15 November 2025
FATF ¦ R.11 Record-Keeping
Recommendation 11: The Backbone of Effective Financial Crime Compliance
Accurate, timely record-keeping is more than a regulatory checkbox — it is the foundation of an institution’s ability to detect, investigate, and prosecute financial crime. Financial institutions should maintain all necessary records on domestic and international transactions for at least five years. These records must be sufficiently detailed to reconstruct any individual transaction, including amounts and currency types, enabling swift responses to competent authorities and supporting evidentiary needs in criminal proceedings.
Customer Due Diligence: Documentation That Endures
Beyond transactional data, the integrity of Customer Due Diligence (CDD) documentation is vital. Institutions should retain CDD records — copies of official identification (passports, identity cards, driving licences), account files, and business correspondence — for at least five years after a business relationship ends or after the date of an occasional transaction. This retention must also cover analytical outputs, such as inquiries into the background and purpose of complex or unusually large transactions, ensuring that risk assessments are traceable and defensible.

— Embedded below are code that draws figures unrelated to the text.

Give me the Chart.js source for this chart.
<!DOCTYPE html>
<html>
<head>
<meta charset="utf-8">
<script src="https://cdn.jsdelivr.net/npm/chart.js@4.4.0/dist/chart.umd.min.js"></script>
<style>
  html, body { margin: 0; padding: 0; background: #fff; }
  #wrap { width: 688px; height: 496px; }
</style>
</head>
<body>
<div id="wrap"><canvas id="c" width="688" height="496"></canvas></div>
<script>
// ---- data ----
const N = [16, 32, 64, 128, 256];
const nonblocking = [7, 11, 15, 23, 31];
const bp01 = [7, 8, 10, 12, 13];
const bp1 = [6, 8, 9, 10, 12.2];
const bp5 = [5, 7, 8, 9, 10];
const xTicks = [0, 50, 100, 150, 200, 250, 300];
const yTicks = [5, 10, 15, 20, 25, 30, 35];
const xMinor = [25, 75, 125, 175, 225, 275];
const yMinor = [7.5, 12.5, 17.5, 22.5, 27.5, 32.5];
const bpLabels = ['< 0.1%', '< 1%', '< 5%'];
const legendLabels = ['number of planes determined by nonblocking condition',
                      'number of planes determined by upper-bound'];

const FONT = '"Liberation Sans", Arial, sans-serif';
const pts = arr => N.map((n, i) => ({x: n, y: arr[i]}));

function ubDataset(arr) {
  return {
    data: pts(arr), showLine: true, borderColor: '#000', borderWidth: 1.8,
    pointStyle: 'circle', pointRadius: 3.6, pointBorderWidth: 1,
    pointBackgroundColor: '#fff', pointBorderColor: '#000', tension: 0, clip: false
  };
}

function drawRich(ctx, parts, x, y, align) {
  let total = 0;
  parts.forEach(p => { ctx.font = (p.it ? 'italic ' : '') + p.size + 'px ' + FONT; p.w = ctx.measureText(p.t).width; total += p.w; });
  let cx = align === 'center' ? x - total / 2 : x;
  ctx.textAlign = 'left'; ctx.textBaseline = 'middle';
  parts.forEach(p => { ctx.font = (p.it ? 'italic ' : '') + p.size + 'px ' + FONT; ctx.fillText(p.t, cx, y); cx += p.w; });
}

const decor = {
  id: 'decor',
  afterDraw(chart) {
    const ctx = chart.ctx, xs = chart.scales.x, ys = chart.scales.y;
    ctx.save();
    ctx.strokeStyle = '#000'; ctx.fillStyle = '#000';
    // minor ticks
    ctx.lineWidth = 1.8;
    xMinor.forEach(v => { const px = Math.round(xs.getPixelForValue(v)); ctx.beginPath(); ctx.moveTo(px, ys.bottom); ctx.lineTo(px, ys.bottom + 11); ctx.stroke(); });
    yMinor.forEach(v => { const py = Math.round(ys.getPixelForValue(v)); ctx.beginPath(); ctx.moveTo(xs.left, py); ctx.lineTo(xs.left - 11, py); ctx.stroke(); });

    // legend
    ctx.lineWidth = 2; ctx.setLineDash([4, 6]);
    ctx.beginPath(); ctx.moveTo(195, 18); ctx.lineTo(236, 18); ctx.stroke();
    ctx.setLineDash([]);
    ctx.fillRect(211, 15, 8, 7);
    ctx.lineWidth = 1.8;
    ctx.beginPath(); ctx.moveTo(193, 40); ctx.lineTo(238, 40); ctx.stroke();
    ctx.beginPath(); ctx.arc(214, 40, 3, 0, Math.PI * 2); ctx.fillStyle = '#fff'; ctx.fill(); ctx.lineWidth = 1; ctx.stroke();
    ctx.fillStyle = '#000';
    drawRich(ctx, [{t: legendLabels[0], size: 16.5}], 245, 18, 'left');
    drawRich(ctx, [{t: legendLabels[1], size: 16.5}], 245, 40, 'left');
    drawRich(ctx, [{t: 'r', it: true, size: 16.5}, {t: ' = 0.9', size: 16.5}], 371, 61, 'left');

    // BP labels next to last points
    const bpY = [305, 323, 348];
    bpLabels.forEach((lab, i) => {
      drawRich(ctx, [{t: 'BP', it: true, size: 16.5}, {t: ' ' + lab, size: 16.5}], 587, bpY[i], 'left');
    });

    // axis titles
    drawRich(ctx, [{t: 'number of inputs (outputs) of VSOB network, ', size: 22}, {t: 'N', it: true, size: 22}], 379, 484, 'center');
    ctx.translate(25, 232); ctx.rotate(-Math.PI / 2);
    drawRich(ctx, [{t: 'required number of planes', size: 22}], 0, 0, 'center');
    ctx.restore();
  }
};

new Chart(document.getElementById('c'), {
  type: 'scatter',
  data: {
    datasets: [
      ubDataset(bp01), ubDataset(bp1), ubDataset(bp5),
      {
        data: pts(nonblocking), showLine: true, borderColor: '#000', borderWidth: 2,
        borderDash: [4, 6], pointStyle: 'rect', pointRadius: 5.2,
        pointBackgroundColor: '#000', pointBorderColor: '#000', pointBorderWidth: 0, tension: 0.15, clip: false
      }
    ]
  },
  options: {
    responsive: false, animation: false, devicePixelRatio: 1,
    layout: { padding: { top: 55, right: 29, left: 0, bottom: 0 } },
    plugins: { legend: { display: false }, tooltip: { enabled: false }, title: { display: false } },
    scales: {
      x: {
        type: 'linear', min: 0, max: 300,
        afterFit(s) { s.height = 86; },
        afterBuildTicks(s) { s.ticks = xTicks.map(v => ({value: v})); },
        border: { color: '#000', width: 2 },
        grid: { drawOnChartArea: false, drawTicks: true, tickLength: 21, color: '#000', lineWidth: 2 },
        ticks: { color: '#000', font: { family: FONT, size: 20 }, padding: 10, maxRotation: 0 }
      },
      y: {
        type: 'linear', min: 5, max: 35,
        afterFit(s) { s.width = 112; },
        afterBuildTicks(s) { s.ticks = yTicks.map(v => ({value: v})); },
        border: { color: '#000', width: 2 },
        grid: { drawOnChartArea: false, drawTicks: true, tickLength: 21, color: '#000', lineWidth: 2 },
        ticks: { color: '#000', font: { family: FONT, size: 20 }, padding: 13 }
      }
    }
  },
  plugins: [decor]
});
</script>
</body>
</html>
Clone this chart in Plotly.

Legal Mandate and Availability to Authorities
Laws should obligate institutions to maintain both transaction records and CDD information, ensuring that these materials are readily accessible to domestic competent authorities upon appropriate authorization. Availability is as important as retention: institutions need systems that guarantee prompt retrieval without compromising data integrity or privacy.
Operationalizing Compliance
Effective compliance demands disciplined data governance, secure storage, and clear retrieval protocols. Institutions that invest in these capabilities enhance investigative cooperation, reduce regulatory risk, and strengthen their resilience against financial crime.